For a very long time we mainline Christians have shied away from any but the most liturgical acknowledgement of sin. We might commit it; we might even confess it silently in worship, but we sure as heck don’t want to talk about it. Way back in 1959 Phyllis McGinley said, “Sin has always been an ugly word, but it has been made in a new sense over the last half-century. It has been made not only ugly, but passé. People are no longer sinful, they are only immature or underprivileged or frightened or, more particularly, sick.”

Brown Taylor makes abundantly clear that there is much new to say about this troubling subject, especially in the still-spreading wake of South Africa’s grand experiment in forgiveness: Bishop Desmond Tutu’s Truth and Reconciliation Commission. Dealing effectively with sin, says Brown Taylor, has everything to do with how much peace we can expect to have in our families, workplaces and communities. Her most insightful comments are on the same subject of repentance: “Repentance begins with the decision to return to relationship: to accept our God-given place in community. Needless to say, this often involves painful changes, which is why most of us prefer remorse to repentance. We would rather say, ‘I’m sorry, I’m so sorry, I feel really, really awful about what I have done’ than actually start dong things differently. As a wise counselor once pointed out to me, our chronic guilt is the price we are willing to pay in order to avoid change. We believe that if we feel bad enough about what we are doing, then we may continue doing it. Plus, the guilt itself is so exhausting that it drives us right back into the arms of our sins, which may provide us with our only reliable comfort.” Remarkable words.

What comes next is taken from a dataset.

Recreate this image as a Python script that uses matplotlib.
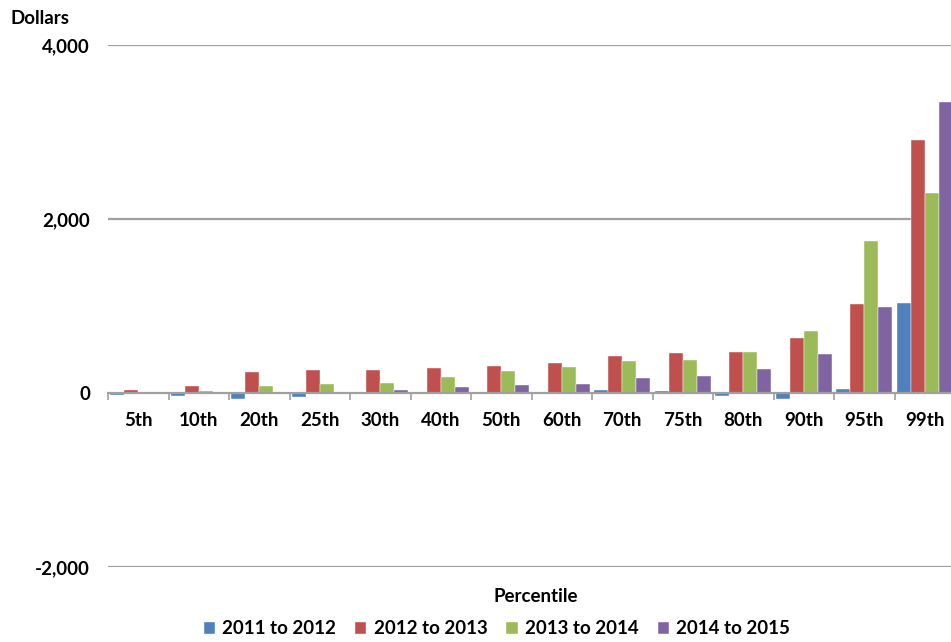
import numpy as np
import matplotlib
matplotlib.use("Agg")
import matplotlib.pyplot as plt

plt.rcParams['font.family'] = ['Lato', 'DejaVu Sans']

percentiles = ["5th", "10th", "20th", "25th", "30th", "40th", "50th",
               "60th", "70th", "75th", "80th", "90th", "95th", "99th"]
series_names = ["2011 to 2012", "2012 to 2013", "2013 to 2014", "2014 to 2015"]

chg_2011_2012 = [-20, -38, -69, -50, 2, 15, 3, 15, 39, 23, -30, -69, 51, 1031]
chg_2012_2013 = [35, 84, 245, 268, 268, 285, 311, 350, 423, 458, 469, 634, 1019, 2913]
chg_2013_2014 = [12, 23, 84, 107, 119, 189, 250, 296, 373, 385, 469, 708, 1749, 2294]
chg_2014_2015 = [3, 8, -15, 2, 39, 74, 89, 100, 173, 200, 273, 446, 991, 3340]

colors = ["#4F81BD", "#C0504D", "#9BBB59", "#8064A2"]
y_ticks = [-2000, 0, 2000, 4000]
fs = 13.5

fig = plt.figure(figsize=(9.51, 6.42), dpi=100)
ax = fig.add_axes([108 / 951, (642 - 567) / 642, 847 / 951, (567 - 45) / 642])

x = np.arange(len(percentiles))
width = 0.232
all_series = [chg_2011_2012, chg_2012_2013, chg_2013_2014, chg_2014_2015]
for i, (vals, name, c) in enumerate(zip(all_series, series_names, colors)):
    ax.bar(x + (i - 1.5) * width, vals, width, color=c, label=name,
           edgecolor="white", linewidth=0.3, zorder=3)

ax.set_xlim(-0.5, len(percentiles) - 0.5)
ax.set_ylim(-2000, 4000)

# horizontal gridlines
for v in y_ticks:
    if v != 0:
        ax.axhline(v, color="#A0A0A0", linewidth=1.6, zorder=1)

for s in ["top", "right", "left"]:
    ax.spines[s].set_visible(False)
ax.spines["bottom"].set_position(("data", 0))
ax.spines["bottom"].set_color("#A0A0A0")
ax.spines["bottom"].set_linewidth(1.6)
ax.spines["bottom"].set_zorder(4)

ax.set_yticks(y_ticks)
ax.set_yticklabels([f"{v:,}" for v in y_ticks], fontsize=fs, fontweight="bold")
ax.tick_params(axis="y", length=0, pad=13)

ax.set_xticks(x)
ax.set_xticklabels(percentiles, fontsize=fs, fontweight="bold")
ax.set_xticks(np.arange(len(percentiles) + 1) - 0.5, minor=True)
ax.tick_params(axis="x", which="major", length=0, pad=14)
ax.tick_params(axis="x", which="minor", length=5, color="#A0A0A0", width=1.2)

fig.text(10 / 951, 1 - 18 / 642, "Dollars", fontsize=fs, fontweight="bold",
         ha="left", va="center")
fig.text(536 / 951, 1 - 597 / 642, "Percentile", fontsize=fs, fontweight="bold",
         ha="center", va="center")

fig.legend(loc="center", bbox_to_anchor=(497 / 951, 1 - 629 / 642), ncol=4,
           frameon=False, prop={"size": fs, "weight": "bold"},
           handlelength=0.6, handleheight=0.6, handletextpad=0.4,
           columnspacing=1.0)

fig.savefig("out.png", dpi=100)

So, how to get over the hump of our satisfaction with remorse as a substitute for repentance? Brown Taylor recommends that the church embrace again the ancient practice of penance. Today penance is out of fashion, even out of our vocabulary, but Brown Taylor argues that nothing is better suited to help us. In centuries past, “penance was not punishment, it was repair. Penance was a way back into relationship, but like all other good spiritual practices, it was vulnerable to corruption . . . it smacked of works righteousness . . . it undercut grace. As a result, we have come to substitute words for actions; we say we are sorry.”

Interestingly, she argues further it is now appears that South Africa’s experiment in truth and reconciliation is hamstrung for lack of the added element of some kind of penance. Confession and pardon appear not to be enough. “Two years after the conclusion of the hearings, more and more victims are doubting that there can be any lasting peace without justice. Unless those who suffered see real material transformation in their lives, warns Bishop Tutu, ‘You can kiss reconciliation goodbye.'” Penance must be added to confession and pardon for meaningful community to be restored.

Those who look into Brown Taylor’s books of sermons with an appreciation for her poetry will not be disappointed. Her section on sin in “Genesis,” ch. 2, is alone worth the price of the book. “The snake was a marvelous creature, with a tongue like a pink silk banner that rippled as he spoke” — vintage Brown Taylor. In these pages her fans will be surprised and pleased to learn quite a bit about her life, a subject about which the usually less-than-forthcoming preacher is very open. It is not confessional material; merely helpful background. The book is an insightful delight. There is plenty here for the preacher to glean from and any Christian concerned in the least about ethics to be instructed by. To buy such a book and not to read it would be — well — a sin.